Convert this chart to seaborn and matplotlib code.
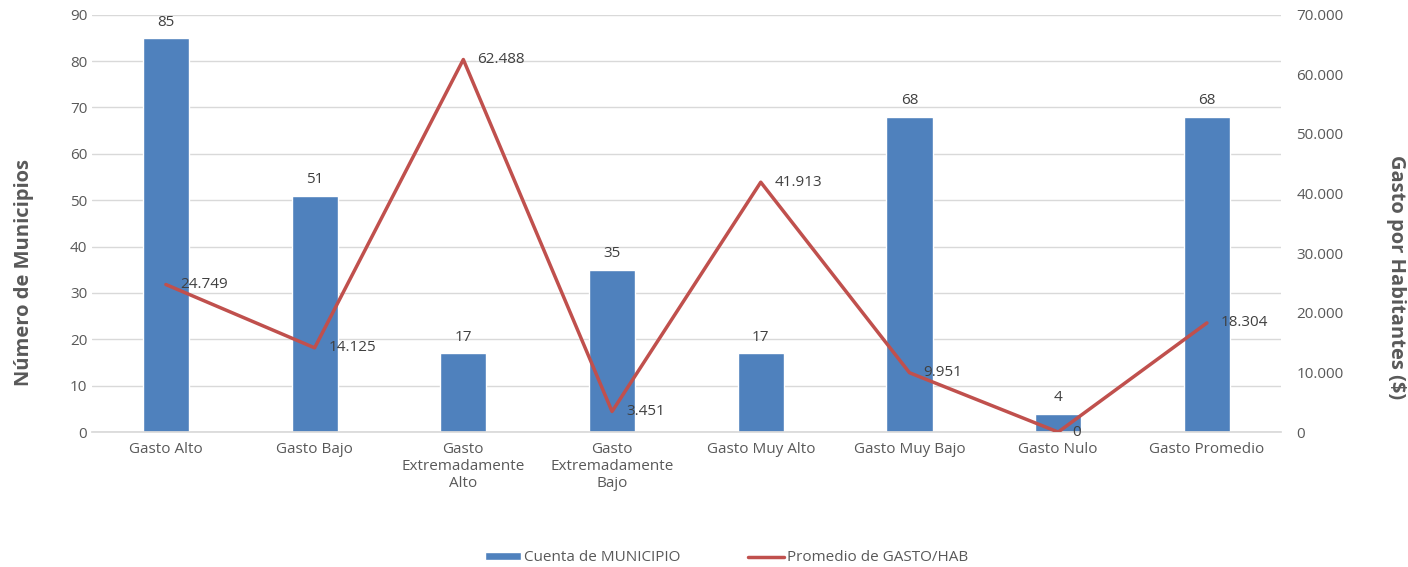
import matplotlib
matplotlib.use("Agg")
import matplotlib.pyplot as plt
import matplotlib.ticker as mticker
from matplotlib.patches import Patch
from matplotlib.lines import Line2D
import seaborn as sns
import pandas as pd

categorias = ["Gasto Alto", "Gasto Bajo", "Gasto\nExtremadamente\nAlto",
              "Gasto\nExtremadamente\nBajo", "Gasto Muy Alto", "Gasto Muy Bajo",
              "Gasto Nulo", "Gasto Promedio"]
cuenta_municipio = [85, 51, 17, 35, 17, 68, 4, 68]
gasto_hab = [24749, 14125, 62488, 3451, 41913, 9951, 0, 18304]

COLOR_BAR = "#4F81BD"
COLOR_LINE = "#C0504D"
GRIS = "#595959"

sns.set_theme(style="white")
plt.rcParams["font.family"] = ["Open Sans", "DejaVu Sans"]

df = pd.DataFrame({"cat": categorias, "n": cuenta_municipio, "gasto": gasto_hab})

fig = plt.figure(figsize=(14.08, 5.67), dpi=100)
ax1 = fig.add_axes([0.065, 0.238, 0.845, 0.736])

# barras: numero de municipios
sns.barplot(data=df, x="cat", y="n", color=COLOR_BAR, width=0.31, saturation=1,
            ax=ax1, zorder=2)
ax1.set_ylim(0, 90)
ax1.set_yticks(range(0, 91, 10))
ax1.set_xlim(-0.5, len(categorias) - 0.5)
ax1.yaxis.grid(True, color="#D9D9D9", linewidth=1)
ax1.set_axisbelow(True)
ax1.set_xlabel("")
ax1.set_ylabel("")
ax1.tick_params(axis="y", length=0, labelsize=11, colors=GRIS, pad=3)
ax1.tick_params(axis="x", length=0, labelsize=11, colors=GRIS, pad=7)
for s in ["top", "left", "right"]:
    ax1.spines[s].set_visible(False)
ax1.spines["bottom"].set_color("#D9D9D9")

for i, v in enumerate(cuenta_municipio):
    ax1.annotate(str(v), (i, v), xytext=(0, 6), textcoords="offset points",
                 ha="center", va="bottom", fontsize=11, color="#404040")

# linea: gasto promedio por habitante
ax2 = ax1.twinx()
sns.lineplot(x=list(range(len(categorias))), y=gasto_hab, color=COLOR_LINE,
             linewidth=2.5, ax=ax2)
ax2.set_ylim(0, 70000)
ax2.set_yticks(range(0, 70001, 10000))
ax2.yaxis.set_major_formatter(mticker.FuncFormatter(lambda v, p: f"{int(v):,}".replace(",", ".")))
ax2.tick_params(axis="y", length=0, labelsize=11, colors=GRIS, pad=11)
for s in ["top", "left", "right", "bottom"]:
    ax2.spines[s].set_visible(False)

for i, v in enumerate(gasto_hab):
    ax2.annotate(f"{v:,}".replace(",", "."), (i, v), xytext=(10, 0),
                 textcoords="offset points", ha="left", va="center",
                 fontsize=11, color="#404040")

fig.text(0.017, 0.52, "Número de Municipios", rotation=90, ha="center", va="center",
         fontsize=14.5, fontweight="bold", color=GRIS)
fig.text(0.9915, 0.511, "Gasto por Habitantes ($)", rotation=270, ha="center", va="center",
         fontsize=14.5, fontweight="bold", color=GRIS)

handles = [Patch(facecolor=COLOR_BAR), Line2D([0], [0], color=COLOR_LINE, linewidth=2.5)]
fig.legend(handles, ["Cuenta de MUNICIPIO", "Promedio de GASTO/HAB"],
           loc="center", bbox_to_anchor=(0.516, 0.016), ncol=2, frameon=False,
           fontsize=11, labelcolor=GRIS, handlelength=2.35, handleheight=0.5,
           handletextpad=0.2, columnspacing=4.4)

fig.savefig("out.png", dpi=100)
==================================================
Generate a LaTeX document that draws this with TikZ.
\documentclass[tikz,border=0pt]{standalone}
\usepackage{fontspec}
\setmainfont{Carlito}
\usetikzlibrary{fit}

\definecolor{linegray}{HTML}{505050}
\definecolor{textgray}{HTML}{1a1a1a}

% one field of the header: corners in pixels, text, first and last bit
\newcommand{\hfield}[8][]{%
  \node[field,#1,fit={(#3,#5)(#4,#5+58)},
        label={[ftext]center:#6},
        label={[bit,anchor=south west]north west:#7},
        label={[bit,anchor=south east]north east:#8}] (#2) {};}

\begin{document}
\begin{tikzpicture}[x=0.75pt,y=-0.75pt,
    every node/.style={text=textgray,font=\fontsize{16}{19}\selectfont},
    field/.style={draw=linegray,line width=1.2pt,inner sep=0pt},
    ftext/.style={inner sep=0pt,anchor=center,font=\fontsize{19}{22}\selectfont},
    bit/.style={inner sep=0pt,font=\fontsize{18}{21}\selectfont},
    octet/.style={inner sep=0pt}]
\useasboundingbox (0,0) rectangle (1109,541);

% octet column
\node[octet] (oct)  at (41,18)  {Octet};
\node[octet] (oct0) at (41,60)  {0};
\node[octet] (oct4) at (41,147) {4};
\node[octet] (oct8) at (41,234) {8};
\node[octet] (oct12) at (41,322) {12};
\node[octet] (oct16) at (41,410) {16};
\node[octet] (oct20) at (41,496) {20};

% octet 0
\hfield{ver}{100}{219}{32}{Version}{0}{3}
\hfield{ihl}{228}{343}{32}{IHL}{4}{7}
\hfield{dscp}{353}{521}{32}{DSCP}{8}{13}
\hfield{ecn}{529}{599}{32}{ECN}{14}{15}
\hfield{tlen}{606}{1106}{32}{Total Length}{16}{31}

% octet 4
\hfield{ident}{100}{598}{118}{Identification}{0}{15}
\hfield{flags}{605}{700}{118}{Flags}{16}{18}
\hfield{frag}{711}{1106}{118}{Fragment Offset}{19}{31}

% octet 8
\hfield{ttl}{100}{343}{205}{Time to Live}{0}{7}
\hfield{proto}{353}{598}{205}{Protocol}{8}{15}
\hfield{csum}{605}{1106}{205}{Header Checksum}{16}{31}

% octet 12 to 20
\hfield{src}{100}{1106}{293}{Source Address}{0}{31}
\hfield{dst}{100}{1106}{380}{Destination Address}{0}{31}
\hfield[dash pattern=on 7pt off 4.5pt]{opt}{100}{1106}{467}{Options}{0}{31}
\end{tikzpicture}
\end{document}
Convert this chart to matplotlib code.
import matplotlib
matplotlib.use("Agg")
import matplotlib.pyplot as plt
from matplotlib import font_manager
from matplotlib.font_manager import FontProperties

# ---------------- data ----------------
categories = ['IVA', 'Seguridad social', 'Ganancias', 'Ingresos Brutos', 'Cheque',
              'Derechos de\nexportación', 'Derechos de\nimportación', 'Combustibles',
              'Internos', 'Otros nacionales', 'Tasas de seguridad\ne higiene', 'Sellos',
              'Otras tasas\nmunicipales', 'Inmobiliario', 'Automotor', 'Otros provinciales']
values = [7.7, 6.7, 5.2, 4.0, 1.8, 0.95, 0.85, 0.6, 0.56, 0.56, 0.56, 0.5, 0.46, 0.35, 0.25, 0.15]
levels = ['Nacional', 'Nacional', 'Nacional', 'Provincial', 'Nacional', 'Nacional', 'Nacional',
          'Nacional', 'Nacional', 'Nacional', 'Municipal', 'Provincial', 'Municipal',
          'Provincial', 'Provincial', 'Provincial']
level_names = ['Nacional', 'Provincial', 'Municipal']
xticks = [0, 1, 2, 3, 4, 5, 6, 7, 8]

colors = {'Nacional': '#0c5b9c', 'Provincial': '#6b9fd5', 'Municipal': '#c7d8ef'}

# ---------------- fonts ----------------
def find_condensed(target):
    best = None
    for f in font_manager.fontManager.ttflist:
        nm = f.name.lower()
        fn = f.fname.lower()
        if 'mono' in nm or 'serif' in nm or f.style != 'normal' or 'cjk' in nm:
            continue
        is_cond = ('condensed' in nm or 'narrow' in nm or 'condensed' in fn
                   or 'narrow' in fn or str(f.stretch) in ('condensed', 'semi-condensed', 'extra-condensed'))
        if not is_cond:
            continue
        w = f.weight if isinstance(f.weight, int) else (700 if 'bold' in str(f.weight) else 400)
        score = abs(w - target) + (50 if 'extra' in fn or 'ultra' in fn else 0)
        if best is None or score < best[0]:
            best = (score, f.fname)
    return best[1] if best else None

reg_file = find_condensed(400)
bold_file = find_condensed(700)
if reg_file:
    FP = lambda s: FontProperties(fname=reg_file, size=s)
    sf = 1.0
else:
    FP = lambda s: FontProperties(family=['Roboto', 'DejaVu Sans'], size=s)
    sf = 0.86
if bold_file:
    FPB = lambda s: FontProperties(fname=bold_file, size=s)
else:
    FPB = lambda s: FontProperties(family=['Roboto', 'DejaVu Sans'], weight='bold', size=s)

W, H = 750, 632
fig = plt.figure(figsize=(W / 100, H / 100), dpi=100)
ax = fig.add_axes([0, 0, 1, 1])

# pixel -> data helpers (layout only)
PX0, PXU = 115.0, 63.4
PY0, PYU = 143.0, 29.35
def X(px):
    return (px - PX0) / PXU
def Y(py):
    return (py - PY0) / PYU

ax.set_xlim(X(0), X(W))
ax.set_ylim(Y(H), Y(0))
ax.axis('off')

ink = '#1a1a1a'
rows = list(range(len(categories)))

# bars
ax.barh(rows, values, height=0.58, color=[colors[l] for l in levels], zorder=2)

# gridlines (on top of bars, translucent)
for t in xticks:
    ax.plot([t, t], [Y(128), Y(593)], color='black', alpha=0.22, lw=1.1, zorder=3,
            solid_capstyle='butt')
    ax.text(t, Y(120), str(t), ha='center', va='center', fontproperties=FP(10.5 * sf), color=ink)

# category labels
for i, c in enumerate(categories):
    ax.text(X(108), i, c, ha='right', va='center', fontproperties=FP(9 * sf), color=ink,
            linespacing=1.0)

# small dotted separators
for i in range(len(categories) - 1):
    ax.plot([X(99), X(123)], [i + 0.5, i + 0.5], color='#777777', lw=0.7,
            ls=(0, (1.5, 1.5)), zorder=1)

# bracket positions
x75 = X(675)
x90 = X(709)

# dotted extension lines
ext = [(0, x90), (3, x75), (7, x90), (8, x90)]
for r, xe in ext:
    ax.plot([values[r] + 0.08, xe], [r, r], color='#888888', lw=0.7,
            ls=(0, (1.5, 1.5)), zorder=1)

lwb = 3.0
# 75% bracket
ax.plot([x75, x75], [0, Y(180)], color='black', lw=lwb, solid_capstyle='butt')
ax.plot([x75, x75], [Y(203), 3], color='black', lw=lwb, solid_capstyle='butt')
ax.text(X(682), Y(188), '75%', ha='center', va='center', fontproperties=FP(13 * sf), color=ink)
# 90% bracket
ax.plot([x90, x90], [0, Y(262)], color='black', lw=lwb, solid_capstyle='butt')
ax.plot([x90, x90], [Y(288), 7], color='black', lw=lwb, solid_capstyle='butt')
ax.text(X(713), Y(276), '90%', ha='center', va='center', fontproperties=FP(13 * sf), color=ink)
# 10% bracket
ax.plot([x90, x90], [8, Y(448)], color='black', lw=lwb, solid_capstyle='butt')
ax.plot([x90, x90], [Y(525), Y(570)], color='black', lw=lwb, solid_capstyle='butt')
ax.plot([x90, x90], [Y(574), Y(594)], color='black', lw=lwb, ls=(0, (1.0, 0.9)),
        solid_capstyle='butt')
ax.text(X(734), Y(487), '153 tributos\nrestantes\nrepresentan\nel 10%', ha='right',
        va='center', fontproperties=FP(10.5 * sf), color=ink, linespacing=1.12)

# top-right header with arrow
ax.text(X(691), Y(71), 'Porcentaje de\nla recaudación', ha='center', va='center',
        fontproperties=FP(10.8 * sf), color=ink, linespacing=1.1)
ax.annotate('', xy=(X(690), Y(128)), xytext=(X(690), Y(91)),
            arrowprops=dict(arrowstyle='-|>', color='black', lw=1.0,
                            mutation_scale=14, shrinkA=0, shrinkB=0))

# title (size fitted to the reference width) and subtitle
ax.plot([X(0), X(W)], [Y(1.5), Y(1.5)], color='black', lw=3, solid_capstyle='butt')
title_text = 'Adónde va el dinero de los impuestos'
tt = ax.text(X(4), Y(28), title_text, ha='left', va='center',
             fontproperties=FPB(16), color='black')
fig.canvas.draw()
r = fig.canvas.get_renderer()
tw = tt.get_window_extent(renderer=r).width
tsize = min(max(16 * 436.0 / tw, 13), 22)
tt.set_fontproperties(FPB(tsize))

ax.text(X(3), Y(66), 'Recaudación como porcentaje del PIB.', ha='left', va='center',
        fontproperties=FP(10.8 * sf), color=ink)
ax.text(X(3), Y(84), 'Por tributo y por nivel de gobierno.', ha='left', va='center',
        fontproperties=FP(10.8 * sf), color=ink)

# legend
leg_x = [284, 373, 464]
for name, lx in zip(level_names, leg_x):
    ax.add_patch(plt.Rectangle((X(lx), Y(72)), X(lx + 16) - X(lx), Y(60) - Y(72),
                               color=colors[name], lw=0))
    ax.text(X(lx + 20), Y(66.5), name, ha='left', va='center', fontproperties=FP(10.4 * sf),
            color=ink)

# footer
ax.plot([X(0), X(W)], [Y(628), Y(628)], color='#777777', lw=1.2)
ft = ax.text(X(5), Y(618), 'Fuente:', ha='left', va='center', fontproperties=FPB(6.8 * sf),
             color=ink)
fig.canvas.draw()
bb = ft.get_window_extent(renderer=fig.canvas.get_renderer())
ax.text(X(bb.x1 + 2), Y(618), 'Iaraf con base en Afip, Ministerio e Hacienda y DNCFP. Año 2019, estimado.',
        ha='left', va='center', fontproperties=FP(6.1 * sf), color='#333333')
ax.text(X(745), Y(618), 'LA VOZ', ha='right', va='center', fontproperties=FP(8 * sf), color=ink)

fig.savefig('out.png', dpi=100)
==================================================
_Set task_
From the entries above, give again exactly the lines running from the line with "Generate a LaTeX" to the line with "(oct20) at (41,496)"; include both of those lines.

_Output of the exercise_
Generate a LaTeX document that draws this with TikZ.
\documentclass[tikz,border=0pt]{standalone}
\usepackage{fontspec}
\setmainfont{Carlito}
\usetikzlibrary{fit}

\definecolor{linegray}{HTML}{505050}
\definecolor{textgray}{HTML}{1a1a1a}

% one field of the header: corners in pixels, text, first and last bit
\newcommand{\hfield}[8][]{%
  \node[field,#1,fit={(#3,#5)(#4,#5+58)},
        label={[ftext]center:#6},
        label={[bit,anchor=south west]north west:#7},
        label={[bit,anchor=south east]north east:#8}] (#2) {};}

\begin{document}
\begin{tikzpicture}[x=0.75pt,y=-0.75pt,
    every node/.style={text=textgray,font=\fontsize{16}{19}\selectfont},
    field/.style={draw=linegray,line width=1.2pt,inner sep=0pt},
    ftext/.style={inner sep=0pt,anchor=center,font=\fontsize{19}{22}\selectfont},
    bit/.style={inner sep=0pt,font=\fontsize{18}{21}\selectfont},
    octet/.style={inner sep=0pt}]
\useasboundingbox (0,0) rectangle (1109,541);

% octet column
\node[octet] (oct)  at (41,18)  {Octet};
\node[octet] (oct0) at (41,60)  {0};
\node[octet] (oct4) at (41,147) {4};
\node[octet] (oct8) at (41,234) {8};
\node[octet] (oct12) at (41,322) {12};
\node[octet] (oct16) at (41,410) {16};
\node[octet] (oct20) at (41,496) {20};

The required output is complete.